-- Start of Source data --
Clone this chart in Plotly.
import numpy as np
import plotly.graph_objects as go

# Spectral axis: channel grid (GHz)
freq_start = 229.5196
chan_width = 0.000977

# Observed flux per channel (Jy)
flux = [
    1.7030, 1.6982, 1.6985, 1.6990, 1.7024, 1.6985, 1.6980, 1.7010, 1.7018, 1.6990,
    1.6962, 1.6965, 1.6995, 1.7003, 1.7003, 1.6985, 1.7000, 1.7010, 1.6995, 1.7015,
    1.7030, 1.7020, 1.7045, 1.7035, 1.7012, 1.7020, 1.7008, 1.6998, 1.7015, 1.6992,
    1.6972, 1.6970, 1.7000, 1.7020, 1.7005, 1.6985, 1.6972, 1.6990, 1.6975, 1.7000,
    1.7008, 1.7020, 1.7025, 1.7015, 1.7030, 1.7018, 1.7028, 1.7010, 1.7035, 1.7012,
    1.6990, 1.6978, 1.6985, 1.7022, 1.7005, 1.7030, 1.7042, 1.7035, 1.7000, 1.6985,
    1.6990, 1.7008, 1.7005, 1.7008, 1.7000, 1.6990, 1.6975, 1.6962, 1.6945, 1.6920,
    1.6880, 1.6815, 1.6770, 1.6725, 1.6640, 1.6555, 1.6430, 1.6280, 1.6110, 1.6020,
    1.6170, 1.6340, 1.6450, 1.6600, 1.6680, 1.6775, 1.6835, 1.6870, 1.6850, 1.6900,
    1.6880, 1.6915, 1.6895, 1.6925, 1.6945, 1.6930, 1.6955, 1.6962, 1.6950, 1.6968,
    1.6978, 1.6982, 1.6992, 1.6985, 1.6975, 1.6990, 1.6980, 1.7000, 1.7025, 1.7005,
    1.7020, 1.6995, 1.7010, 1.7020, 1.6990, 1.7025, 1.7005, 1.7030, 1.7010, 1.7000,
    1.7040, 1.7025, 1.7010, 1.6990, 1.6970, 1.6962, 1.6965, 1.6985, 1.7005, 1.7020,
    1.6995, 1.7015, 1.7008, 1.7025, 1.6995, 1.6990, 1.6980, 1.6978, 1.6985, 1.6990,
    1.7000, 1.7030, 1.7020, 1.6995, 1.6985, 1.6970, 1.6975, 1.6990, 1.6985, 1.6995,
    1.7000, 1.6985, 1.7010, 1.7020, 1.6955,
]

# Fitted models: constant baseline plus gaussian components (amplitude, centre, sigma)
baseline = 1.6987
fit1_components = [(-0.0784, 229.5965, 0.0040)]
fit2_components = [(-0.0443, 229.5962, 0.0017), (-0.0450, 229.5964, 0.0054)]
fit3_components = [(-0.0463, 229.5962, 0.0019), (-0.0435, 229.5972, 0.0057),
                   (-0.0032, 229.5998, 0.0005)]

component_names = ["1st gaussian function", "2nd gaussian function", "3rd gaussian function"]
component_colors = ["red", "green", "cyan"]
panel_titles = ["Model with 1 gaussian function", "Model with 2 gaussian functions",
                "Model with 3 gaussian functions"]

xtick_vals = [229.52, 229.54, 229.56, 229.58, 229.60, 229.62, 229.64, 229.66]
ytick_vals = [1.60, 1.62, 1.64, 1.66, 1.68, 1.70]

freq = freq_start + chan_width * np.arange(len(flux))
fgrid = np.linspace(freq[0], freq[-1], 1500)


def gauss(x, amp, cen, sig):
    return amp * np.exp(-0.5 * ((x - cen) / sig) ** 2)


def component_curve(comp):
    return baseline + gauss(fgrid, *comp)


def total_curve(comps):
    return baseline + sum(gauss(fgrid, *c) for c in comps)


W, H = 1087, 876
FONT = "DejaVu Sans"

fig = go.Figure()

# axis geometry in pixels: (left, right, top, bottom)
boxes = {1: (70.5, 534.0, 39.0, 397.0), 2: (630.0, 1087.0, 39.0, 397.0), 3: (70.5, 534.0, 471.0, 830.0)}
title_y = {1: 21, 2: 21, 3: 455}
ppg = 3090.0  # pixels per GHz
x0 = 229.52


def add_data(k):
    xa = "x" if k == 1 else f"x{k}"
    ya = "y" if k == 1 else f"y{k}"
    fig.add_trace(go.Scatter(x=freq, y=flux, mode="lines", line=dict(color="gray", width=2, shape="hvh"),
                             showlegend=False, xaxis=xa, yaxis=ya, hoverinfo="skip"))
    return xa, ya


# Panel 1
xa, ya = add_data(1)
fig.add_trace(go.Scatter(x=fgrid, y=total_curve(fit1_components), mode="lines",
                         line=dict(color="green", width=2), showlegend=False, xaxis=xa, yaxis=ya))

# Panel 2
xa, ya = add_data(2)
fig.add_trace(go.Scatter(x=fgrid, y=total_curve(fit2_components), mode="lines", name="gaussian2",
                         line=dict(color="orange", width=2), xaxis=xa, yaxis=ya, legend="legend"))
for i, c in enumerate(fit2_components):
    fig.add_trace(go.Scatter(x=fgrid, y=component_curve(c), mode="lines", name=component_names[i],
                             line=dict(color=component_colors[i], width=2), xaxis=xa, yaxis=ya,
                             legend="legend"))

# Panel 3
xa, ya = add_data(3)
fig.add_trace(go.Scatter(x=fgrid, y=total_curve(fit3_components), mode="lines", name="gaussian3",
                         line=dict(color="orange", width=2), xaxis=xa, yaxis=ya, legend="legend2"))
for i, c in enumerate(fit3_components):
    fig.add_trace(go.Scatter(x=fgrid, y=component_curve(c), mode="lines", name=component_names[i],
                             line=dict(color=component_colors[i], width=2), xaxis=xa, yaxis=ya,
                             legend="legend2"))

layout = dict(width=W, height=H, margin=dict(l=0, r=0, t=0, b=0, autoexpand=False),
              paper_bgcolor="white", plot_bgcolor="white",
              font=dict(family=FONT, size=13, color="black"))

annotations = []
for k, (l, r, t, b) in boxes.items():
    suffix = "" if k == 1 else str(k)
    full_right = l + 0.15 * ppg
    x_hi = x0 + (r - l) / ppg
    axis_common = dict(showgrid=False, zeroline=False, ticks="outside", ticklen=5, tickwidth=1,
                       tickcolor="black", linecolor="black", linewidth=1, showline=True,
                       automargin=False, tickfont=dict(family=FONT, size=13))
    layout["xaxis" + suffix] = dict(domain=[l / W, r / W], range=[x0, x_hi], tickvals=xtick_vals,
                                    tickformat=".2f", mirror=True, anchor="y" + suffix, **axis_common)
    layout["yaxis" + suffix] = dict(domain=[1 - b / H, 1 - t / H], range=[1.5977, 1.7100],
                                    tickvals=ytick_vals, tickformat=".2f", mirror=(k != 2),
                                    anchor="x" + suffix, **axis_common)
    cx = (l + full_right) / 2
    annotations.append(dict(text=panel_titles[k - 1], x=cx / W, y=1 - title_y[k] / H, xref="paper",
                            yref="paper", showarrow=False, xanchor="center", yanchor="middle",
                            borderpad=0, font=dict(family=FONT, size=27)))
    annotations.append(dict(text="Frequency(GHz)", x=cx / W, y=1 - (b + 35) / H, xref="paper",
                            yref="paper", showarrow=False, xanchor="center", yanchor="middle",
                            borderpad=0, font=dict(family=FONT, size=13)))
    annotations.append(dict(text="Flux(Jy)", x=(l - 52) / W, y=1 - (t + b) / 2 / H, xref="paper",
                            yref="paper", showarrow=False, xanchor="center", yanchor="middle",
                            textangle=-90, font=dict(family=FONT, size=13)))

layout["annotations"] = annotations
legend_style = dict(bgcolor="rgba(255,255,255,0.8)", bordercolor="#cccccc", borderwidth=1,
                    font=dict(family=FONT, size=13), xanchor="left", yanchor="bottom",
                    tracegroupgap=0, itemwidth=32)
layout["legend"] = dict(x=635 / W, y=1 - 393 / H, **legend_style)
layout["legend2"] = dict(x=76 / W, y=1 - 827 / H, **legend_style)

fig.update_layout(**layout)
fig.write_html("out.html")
-- End of Source data --
-- Start of Source data --
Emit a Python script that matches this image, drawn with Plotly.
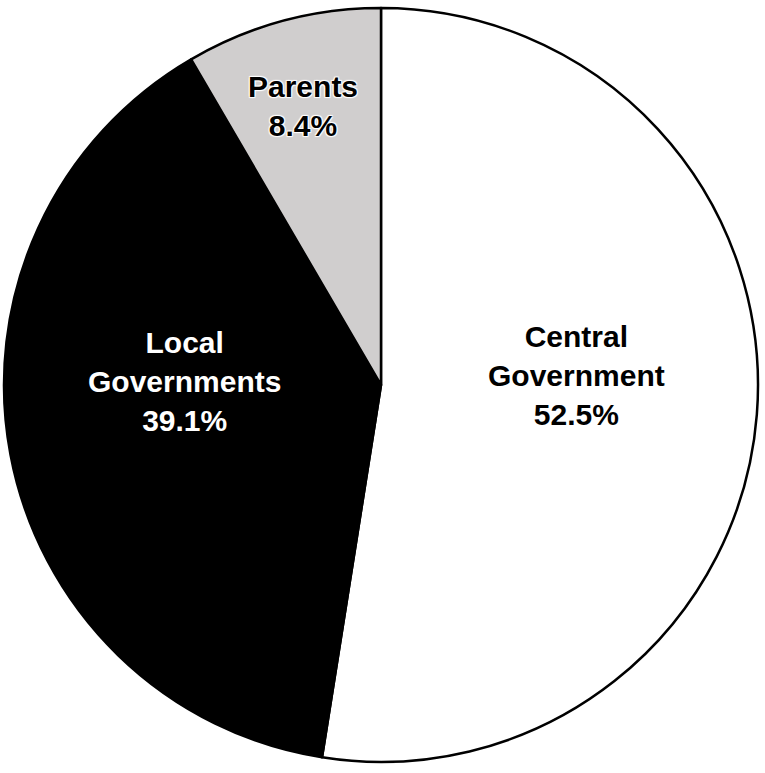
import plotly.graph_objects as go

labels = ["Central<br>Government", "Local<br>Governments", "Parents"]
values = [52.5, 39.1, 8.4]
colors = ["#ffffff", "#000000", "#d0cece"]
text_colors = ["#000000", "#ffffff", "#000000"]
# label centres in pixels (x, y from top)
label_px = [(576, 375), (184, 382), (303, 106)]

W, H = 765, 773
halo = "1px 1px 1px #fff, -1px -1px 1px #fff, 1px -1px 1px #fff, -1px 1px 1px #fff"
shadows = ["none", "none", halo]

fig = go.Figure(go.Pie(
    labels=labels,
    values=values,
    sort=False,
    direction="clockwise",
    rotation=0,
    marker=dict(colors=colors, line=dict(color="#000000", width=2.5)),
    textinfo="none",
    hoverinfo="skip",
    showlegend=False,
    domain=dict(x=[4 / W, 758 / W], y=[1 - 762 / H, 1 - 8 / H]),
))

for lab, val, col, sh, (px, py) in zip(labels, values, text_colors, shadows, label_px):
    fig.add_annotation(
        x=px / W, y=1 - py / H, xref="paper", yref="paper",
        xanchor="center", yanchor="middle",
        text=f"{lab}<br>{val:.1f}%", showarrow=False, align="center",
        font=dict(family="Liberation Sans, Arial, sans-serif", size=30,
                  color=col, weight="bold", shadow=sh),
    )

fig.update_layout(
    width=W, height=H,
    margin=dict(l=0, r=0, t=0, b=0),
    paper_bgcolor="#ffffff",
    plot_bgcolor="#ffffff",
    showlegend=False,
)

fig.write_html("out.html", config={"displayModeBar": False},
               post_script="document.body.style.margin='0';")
-- End of Source data --
-- Start of Source data --
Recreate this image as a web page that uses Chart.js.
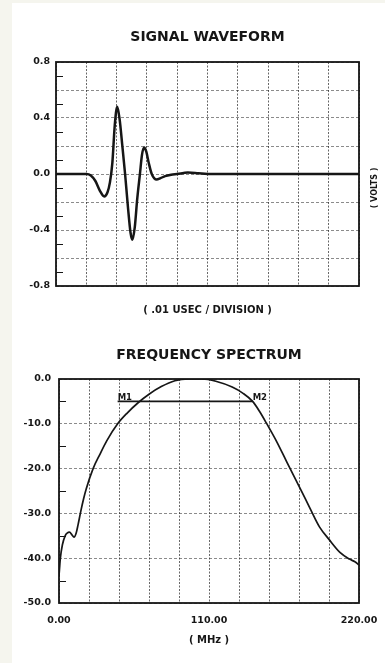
-- End of Source data --
- Written task: With the first line being the one containing "Clone this chart in Plotly." and the last line the one containing "chan_width = 0.000977", transcribe exactly the lines above that fall in that range.

- Answer to this exercise:
Clone this chart in Plotly.
import numpy as np
import plotly.graph_objects as go

# Spectral axis: channel grid (GHz)
freq_start = 229.5196
chan_width = 0.000977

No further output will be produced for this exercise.